**Problem details:**
Your task is to give the listing below back word for word, pictures excluded.
═══ Stored data
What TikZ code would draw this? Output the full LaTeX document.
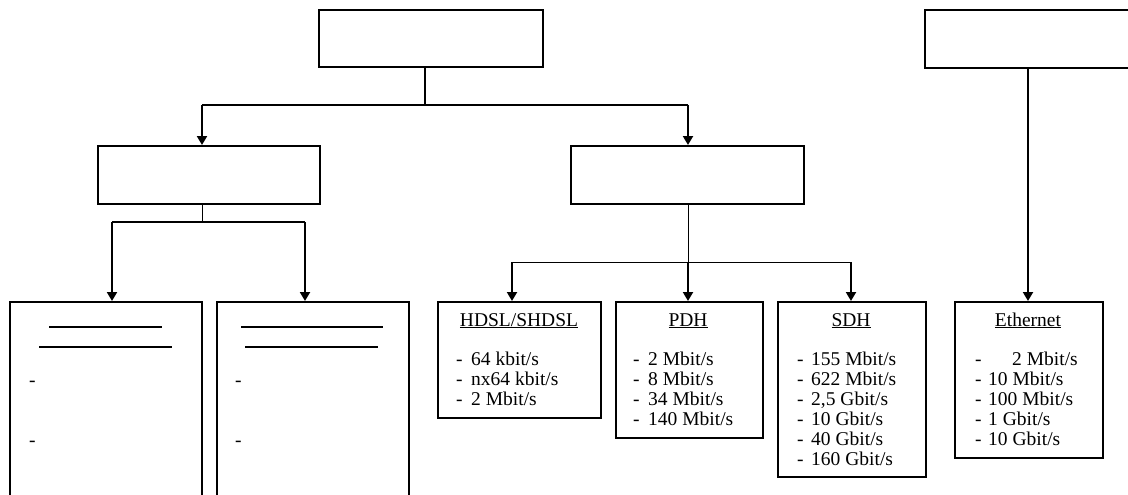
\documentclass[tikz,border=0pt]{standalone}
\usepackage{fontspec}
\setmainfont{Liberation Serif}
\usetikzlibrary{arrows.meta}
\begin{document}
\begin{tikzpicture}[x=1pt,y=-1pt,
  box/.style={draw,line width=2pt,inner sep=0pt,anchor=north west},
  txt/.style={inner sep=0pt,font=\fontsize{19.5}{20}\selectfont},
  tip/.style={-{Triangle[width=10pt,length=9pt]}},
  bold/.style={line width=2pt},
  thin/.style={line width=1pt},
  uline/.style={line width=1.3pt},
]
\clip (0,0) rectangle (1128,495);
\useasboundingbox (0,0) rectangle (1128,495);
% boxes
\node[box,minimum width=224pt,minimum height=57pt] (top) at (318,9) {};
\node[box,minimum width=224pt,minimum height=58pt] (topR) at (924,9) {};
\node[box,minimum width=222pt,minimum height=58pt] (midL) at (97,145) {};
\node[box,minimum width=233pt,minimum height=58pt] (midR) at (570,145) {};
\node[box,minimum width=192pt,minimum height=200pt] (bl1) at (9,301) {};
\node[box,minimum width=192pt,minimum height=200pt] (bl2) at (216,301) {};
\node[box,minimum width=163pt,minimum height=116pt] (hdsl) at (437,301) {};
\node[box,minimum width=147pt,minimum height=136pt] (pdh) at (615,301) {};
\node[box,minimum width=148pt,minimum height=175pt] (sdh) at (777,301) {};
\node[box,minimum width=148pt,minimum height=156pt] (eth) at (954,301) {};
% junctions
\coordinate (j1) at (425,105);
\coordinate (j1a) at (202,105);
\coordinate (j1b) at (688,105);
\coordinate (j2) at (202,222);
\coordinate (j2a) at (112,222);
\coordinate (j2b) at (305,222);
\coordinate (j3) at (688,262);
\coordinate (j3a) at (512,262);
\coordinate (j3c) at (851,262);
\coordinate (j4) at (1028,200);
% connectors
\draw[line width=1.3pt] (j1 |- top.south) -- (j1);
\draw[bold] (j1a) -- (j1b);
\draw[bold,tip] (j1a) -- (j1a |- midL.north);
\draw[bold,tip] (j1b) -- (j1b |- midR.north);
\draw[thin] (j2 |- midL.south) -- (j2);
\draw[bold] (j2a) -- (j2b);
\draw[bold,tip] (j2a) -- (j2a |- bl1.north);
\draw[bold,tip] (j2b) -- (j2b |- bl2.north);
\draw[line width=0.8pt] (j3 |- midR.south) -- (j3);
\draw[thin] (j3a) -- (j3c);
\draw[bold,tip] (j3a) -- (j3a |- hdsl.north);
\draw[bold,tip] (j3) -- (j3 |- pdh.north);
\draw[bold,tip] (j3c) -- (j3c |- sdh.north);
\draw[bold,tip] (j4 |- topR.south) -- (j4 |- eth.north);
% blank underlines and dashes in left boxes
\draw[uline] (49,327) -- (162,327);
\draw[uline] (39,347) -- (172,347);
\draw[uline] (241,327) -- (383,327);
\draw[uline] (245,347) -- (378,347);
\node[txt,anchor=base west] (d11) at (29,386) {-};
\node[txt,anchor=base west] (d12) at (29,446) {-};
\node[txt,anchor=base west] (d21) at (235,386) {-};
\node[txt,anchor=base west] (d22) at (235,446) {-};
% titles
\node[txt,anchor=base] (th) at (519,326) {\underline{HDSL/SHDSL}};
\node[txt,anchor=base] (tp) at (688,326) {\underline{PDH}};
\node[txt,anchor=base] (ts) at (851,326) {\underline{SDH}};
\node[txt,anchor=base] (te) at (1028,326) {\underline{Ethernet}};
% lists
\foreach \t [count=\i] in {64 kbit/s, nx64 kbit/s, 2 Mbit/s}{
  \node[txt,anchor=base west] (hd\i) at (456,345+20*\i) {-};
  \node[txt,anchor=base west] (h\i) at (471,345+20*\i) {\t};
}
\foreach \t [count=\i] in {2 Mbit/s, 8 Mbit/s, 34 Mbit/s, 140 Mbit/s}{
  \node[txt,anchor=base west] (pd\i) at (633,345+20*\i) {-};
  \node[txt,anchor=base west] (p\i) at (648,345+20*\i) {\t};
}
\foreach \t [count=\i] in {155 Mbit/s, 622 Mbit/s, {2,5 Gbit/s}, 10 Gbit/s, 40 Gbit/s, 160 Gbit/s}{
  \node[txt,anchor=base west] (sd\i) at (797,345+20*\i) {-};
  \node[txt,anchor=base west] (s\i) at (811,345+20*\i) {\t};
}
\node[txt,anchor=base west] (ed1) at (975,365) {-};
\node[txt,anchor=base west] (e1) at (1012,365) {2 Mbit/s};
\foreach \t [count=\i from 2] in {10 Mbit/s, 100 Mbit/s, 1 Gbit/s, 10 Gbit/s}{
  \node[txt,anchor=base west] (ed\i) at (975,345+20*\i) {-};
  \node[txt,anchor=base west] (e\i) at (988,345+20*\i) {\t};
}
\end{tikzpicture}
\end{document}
══════
**Task answer:**
What TikZ code would draw this? Output the full LaTeX document.
\documentclass[tikz,border=0pt]{standalone}
\usepackage{fontspec}
\setmainfont{Liberation Serif}
\usetikzlibrary{arrows.meta}
\begin{document}
\begin{tikzpicture}[x=1pt,y=-1pt,
  box/.style={draw,line width=2pt,inner sep=0pt,anchor=north west},
  txt/.style={inner sep=0pt,font=\fontsize{19.5}{20}\selectfont},
  tip/.style={-{Triangle[width=10pt,length=9pt]}},
  bold/.style={line width=2pt},
  thin/.style={line width=1pt},
  uline/.style={line width=1.3pt},
]
\clip (0,0) rectangle (1128,495);
\useasboundingbox (0,0) rectangle (1128,495);
% boxes
\node[box,minimum width=224pt,minimum height=57pt] (top) at (318,9) {};
\node[box,minimum width=224pt,minimum height=58pt] (topR) at (924,9) {};
\node[box,minimum width=222pt,minimum height=58pt] (midL) at (97,145) {};
\node[box,minimum width=233pt,minimum height=58pt] (midR) at (570,145) {};
\node[box,minimum width=192pt,minimum height=200pt] (bl1) at (9,301) {};
\node[box,minimum width=192pt,minimum height=200pt] (bl2) at (216,301) {};
\node[box,minimum width=163pt,minimum height=116pt] (hdsl) at (437,301) {};
\node[box,minimum width=147pt,minimum height=136pt] (pdh) at (615,301) {};
\node[box,minimum width=148pt,minimum height=175pt] (sdh) at (777,301) {};
\node[box,minimum width=148pt,minimum height=156pt] (eth) at (954,301) {};
% junctions
\coordinate (j1) at (425,105);
\coordinate (j1a) at (202,105);
\coordinate (j1b) at (688,105);
\coordinate (j2) at (202,222);
\coordinate (j2a) at (112,222);
\coordinate (j2b) at (305,222);
\coordinate (j3) at (688,262);
\coordinate (j3a) at (512,262);
\coordinate (j3c) at (851,262);
\coordinate (j4) at (1028,200);
% connectors
\draw[line width=1.3pt] (j1 |- top.south) -- (j1);
\draw[bold] (j1a) -- (j1b);
\draw[bold,tip] (j1a) -- (j1a |- midL.north);
\draw[bold,tip] (j1b) -- (j1b |- midR.north);
\draw[thin] (j2 |- midL.south) -- (j2);
\draw[bold] (j2a) -- (j2b);
\draw[bold,tip] (j2a) -- (j2a |- bl1.north);
\draw[bold,tip] (j2b) -- (j2b |- bl2.north);
\draw[line width=0.8pt] (j3 |- midR.south) -- (j3);
\draw[thin] (j3a) -- (j3c);
\draw[bold,tip] (j3a) -- (j3a |- hdsl.north);
\draw[bold,tip] (j3) -- (j3 |- pdh.north);
\draw[bold,tip] (j3c) -- (j3c |- sdh.north);
\draw[bold,tip] (j4 |- topR.south) -- (j4 |- eth.north);
% blank underlines and dashes in left boxes
\draw[uline] (49,327) -- (162,327);
\draw[uline] (39,347) -- (172,347);
\draw[uline] (241,327) -- (383,327);
\draw[uline] (245,347) -- (378,347);
\node[txt,anchor=base west] (d11) at (29,386) {-};
\node[txt,anchor=base west] (d12) at (29,446) {-};
\node[txt,anchor=base west] (d21) at (235,386) {-};
\node[txt,anchor=base west] (d22) at (235,446) {-};
% titles
\node[txt,anchor=base] (th) at (519,326) {\underline{HDSL/SHDSL}};
\node[txt,anchor=base] (tp) at (688,326) {\underline{PDH}};
\node[txt,anchor=base] (ts) at (851,326) {\underline{SDH}};
\node[txt,anchor=base] (te) at (1028,326) {\underline{Ethernet}};
% lists
\foreach \t [count=\i] in {64 kbit/s, nx64 kbit/s, 2 Mbit/s}{
  \node[txt,anchor=base west] (hd\i) at (456,345+20*\i) {-};
  \node[txt,anchor=base west] (h\i) at (471,345+20*\i) {\t};
}
\foreach \t [count=\i] in {2 Mbit/s, 8 Mbit/s, 34 Mbit/s, 140 Mbit/s}{
  \node[txt,anchor=base west] (pd\i) at (633,345+20*\i) {-};
  \node[txt,anchor=base west] (p\i) at (648,345+20*\i) {\t};
}
\foreach \t [count=\i] in {155 Mbit/s, 622 Mbit/s, {2,5 Gbit/s}, 10 Gbit/s, 40 Gbit/s, 160 Gbit/s}{
  \node[txt,anchor=base west] (sd\i) at (797,345+20*\i) {-};
  \node[txt,anchor=base west] (s\i) at (811,345+20*\i) {\t};
}
\node[txt,anchor=base west] (ed1) at (975,365) {-};
\node[txt,anchor=base west] (e1) at (1012,365) {2 Mbit/s};
\foreach \t [count=\i from 2] in {10 Mbit/s, 100 Mbit/s, 1 Gbit/s, 10 Gbit/s}{
  \node[txt,anchor=base west] (ed\i) at (975,345+20*\i) {-};
  \node[txt,anchor=base west] (e\i) at (988,345+20*\i) {\t};
}
\end{tikzpicture}
\end{document}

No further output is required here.